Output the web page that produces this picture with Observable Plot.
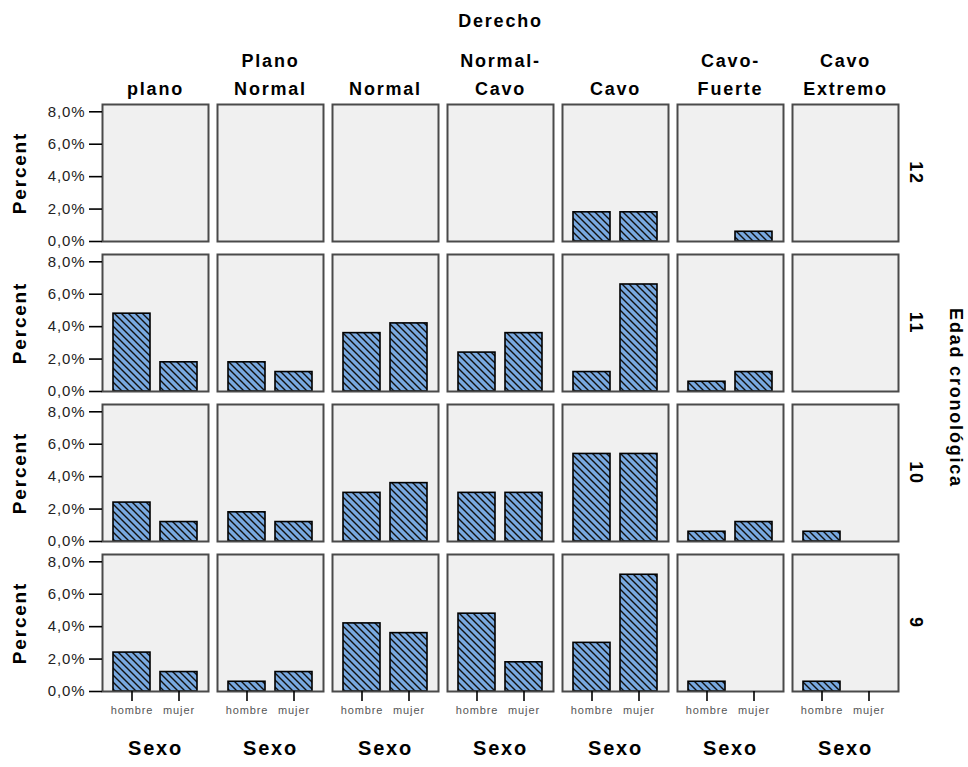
<!DOCTYPE html>
<html>
<head>
<meta charset="utf-8">
<script src="https://cdn.jsdelivr.net/npm/d3@7"></script>
<script src="https://cdn.jsdelivr.net/npm/@observablehq/plot@0.6"></script>
<style>
  html, body { margin: 0; padding: 0; background: white; }
  svg text { letter-spacing: 0.9px; }
  g[font-weight="bold"] text { letter-spacing: 1.8px; }
</style>
</head>
<body>
<div id="chart"></div>
<script>
const derecho = ["plano", "Plano Normal", "Normal", "Normal-Cavo", "Cavo", "Cavo-Fuerte", "Cavo Extremo"];
const columnLabels = ["plano", "Plano\nNormal", "Normal", "Normal-\nCavo", "Cavo", "Cavo-\nFuerte", "Cavo\nExtremo"];
const edades = [12, 11, 10, 9];
const sexos = ["hombre", "mujer"];
const yTicks = [0, 2, 4, 6, 8];

// percent values, one entry per Derecho category
const hombre12 = [0, 0, 0, 0, 1.8, 0, 0];
const mujer12  = [0, 0, 0, 0, 1.8, 0.6, 0];
const hombre11 = [4.8, 1.8, 3.6, 2.4, 1.2, 0.6, 0];
const mujer11  = [1.8, 1.2, 4.2, 3.6, 6.6, 1.2, 0];
const hombre10 = [2.4, 1.8, 3.0, 3.0, 5.4, 0.6, 0.6];
const mujer10  = [1.2, 1.2, 3.6, 3.0, 5.4, 1.2, 0];
const hombre9  = [2.4, 0.6, 4.2, 4.8, 3.0, 0.6, 0.6];
const mujer9   = [1.2, 1.2, 3.6, 1.8, 7.2, 0, 0];

const series = {
  12: {hombre: hombre12, mujer: mujer12},
  11: {hombre: hombre11, mujer: mujer11},
  10: {hombre: hombre10, mujer: mujer10},
  9:  {hombre: hombre9,  mujer: mujer9}
};
const data = [];
for (const e of edades) for (const s of sexos) derecho.forEach((d, i) => {
  data.push({edad: e, sexo: s, derecho: d, value: series[e][s][i]});
});

const fmt = d => d.toFixed(1).replace(".", ",") + "%";
const bold = {fontWeight: "bold", fill: "black"};

const chart = Plot.plot({
  width: 968,
  height: 767,
  marginLeft: 101,
  marginRight: 70,
  marginTop: 103,
  marginBottom: 74,
  style: {fontFamily: "'Liberation Sans', Arial, sans-serif", background: "white", color: "black"},
  fx: {domain: derecho, paddingInner: 0.08, paddingOuter: 0},
  fy: {domain: edades, paddingInner: 0.086, paddingOuter: 0, axis: null},
  x: {domain: sexos, padding: 0.22},
  y: {domain: [0, 8.45]},
  marks: [
    Plot.frame({fill: "#f0f0f0", stroke: null}),
    Plot.dot(data, {fx: "derecho", fy: "edad", x: "sexo", y: 0, r: 0}),
    Plot.barY(data, {filter: d => d.value > 0, fx: "derecho", fy: "edad", x: "sexo", y: "value",
      fill: "url(#hatch)", stroke: "black", strokeWidth: 1.6}),
    Plot.frame({stroke: "#4a4a4a", strokeWidth: 2}),
    Plot.axisY({ticks: yTicks, tickFormat: fmt, tickSize: 13, tickPadding: 4, fontSize: 15, label: null, fill: "#222", stroke: "black", strokeWidth: 1.6}),
    Plot.axisX({tickSize: 10, tickPadding: 5, fontSize: 11, label: null, fill: "#555", stroke: "black", strokeWidth: 1.6}),
    Plot.axisFx({anchor: "top", tickSize: 0, tickPadding: 10, fontSize: 18, ...bold,
      tickFormat: d => columnLabels[derecho.indexOf(d)], lineHeight: 1.55,
      label: null}),
    Plot.text(["Derecho"], {facet: "super", frameAnchor: "top", dy: -83, lineAnchor: "middle", fontSize: 18, ...bold}),
    Plot.text(edades, {fy: d => d, fx: () => "Cavo Extremo", text: d => String(d), frameAnchor: "right",
      dx: 17, rotate: 90, textAnchor: "middle", lineAnchor: "middle", fontSize: 18, ...bold}),
    Plot.text(["Edad cronológica"], {facet: "super", frameAnchor: "right", dx: 57, rotate: 90,
      textAnchor: "middle", lineAnchor: "middle", fontSize: 18, ...bold}),
    Plot.text(edades, {fy: d => d, fx: () => "plano", text: () => "Percent", frameAnchor: "left",
      dx: -83, rotate: -90, textAnchor: "middle", lineAnchor: "middle", fontSize: 19, ...bold}),
    Plot.text(derecho, {fx: d => d, fy: () => 9, text: () => "Sexo", frameAnchor: "bottom",
      dy: 57, textAnchor: "middle", lineAnchor: "middle", fontSize: 20, ...bold})
  ]
});

const defs = d3.select(chart).insert("defs", ":first-child");
const pat = defs.append("pattern").attr("id", "hatch").attr("patternUnits", "userSpaceOnUse")
  .attr("width", 7).attr("height", 7);
pat.append("rect").attr("width", 7).attr("height", 7).attr("fill", "#79a9e0");
pat.append("path").attr("d", "M-1,-1 L8,8 M-1,6 L1,8 M6,-1 L8,1")
  .attr("stroke", "#111").attr("stroke-width", 1.4);

document.getElementById("chart").appendChild(chart);
</script>
</body>
</html>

• Short exercise
Leave out the pictures and copy the rest of the material above exactly.

• Output below
Output the web page that produces this picture with Observable Plot.
<!DOCTYPE html>
<html>
<head>
<meta charset="utf-8">
<script src="https://cdn.jsdelivr.net/npm/d3@7"></script>
<script src="https://cdn.jsdelivr.net/npm/@observablehq/plot@0.6"></script>
<style>
  html, body { margin: 0; padding: 0; background: white; }
  svg text { letter-spacing: 0.9px; }
  g[font-weight="bold"] text { letter-spacing: 1.8px; }
</style>
</head>
<body>
<div id="chart"></div>
<script>
const derecho = ["plano", "Plano Normal", "Normal", "Normal-Cavo", "Cavo", "Cavo-Fuerte", "Cavo Extremo"];
const columnLabels = ["plano", "Plano\nNormal", "Normal", "Normal-\nCavo", "Cavo", "Cavo-\nFuerte", "Cavo\nExtremo"];
const edades = [12, 11, 10, 9];
const sexos = ["hombre", "mujer"];
const yTicks = [0, 2, 4, 6, 8];

// percent values, one entry per Derecho category
const hombre12 = [0, 0, 0, 0, 1.8, 0, 0];
const mujer12  = [0, 0, 0, 0, 1.8, 0.6, 0];
const hombre11 = [4.8, 1.8, 3.6, 2.4, 1.2, 0.6, 0];
const mujer11  = [1.8, 1.2, 4.2, 3.6, 6.6, 1.2, 0];
const hombre10 = [2.4, 1.8, 3.0, 3.0, 5.4, 0.6, 0.6];
const mujer10  = [1.2, 1.2, 3.6, 3.0, 5.4, 1.2, 0];
const hombre9  = [2.4, 0.6, 4.2, 4.8, 3.0, 0.6, 0.6];
const mujer9   = [1.2, 1.2, 3.6, 1.8, 7.2, 0, 0];

const series = {
  12: {hombre: hombre12, mujer: mujer12},
  11: {hombre: hombre11, mujer: mujer11},
  10: {hombre: hombre10, mujer: mujer10},
  9:  {hombre: hombre9,  mujer: mujer9}
};
const data = [];
for (const e of edades) for (const s of sexos) derecho.forEach((d, i) => {
  data.push({edad: e, sexo: s, derecho: d, value: series[e][s][i]});
});

const fmt = d => d.toFixed(1).replace(".", ",") + "%";
const bold = {fontWeight: "bold", fill: "black"};

const chart = Plot.plot({
  width: 968,
  height: 767,
  marginLeft: 101,
  marginRight: 70,
  marginTop: 103,
  marginBottom: 74,
  style: {fontFamily: "'Liberation Sans', Arial, sans-serif", background: "white", color: "black"},
  fx: {domain: derecho, paddingInner: 0.08, paddingOuter: 0},
  fy: {domain: edades, paddingInner: 0.086, paddingOuter: 0, axis: null},
  x: {domain: sexos, padding: 0.22},
  y: {domain: [0, 8.45]},
  marks: [
    Plot.frame({fill: "#f0f0f0", stroke: null}),
    Plot.dot(data, {fx: "derecho", fy: "edad", x: "sexo", y: 0, r: 0}),
    Plot.barY(data, {filter: d => d.value > 0, fx: "derecho", fy: "edad", x: "sexo", y: "value",
      fill: "url(#hatch)", stroke: "black", strokeWidth: 1.6}),
    Plot.frame({stroke: "#4a4a4a", strokeWidth: 2}),
    Plot.axisY({ticks: yTicks, tickFormat: fmt, tickSize: 13, tickPadding: 4, fontSize: 15, label: null, fill: "#222", stroke: "black", strokeWidth: 1.6}),
    Plot.axisX({tickSize: 10, tickPadding: 5, fontSize: 11, label: null, fill: "#555", stroke: "black", strokeWidth: 1.6}),
    Plot.axisFx({anchor: "top", tickSize: 0, tickPadding: 10, fontSize: 18, ...bold,
      tickFormat: d => columnLabels[derecho.indexOf(d)], lineHeight: 1.55,
      label: null}),
    Plot.text(["Derecho"], {facet: "super", frameAnchor: "top", dy: -83, lineAnchor: "middle", fontSize: 18, ...bold}),
    Plot.text(edades, {fy: d => d, fx: () => "Cavo Extremo", text: d => String(d), frameAnchor: "right",
      dx: 17, rotate: 90, textAnchor: "middle", lineAnchor: "middle", fontSize: 18, ...bold}),
    Plot.text(["Edad cronológica"], {facet: "super", frameAnchor: "right", dx: 57, rotate: 90,
      textAnchor: "middle", lineAnchor: "middle", fontSize: 18, ...bold}),
    Plot.text(edades, {fy: d => d, fx: () => "plano", text: () => "Percent", frameAnchor: "left",
      dx: -83, rotate: -90, textAnchor: "middle", lineAnchor: "middle", fontSize: 19, ...bold}),
    Plot.text(derecho, {fx: d => d, fy: () => 9, text: () => "Sexo", frameAnchor: "bottom",
      dy: 57, textAnchor: "middle", lineAnchor: "middle", fontSize: 20, ...bold})
  ]
});

const defs = d3.select(chart).insert("defs", ":first-child");
const pat = defs.append("pattern").attr("id", "hatch").attr("patternUnits", "userSpaceOnUse")
  .attr("width", 7).attr("height", 7);
pat.append("rect").attr("width", 7).attr("height", 7).attr("fill", "#79a9e0");
pat.append("path").attr("d", "M-1,-1 L8,8 M-1,6 L1,8 M6,-1 L8,1")
  .attr("stroke", "#111").attr("stroke-width", 1.4);

document.getElementById("chart").appendChild(chart);
</script>
</body>
</html>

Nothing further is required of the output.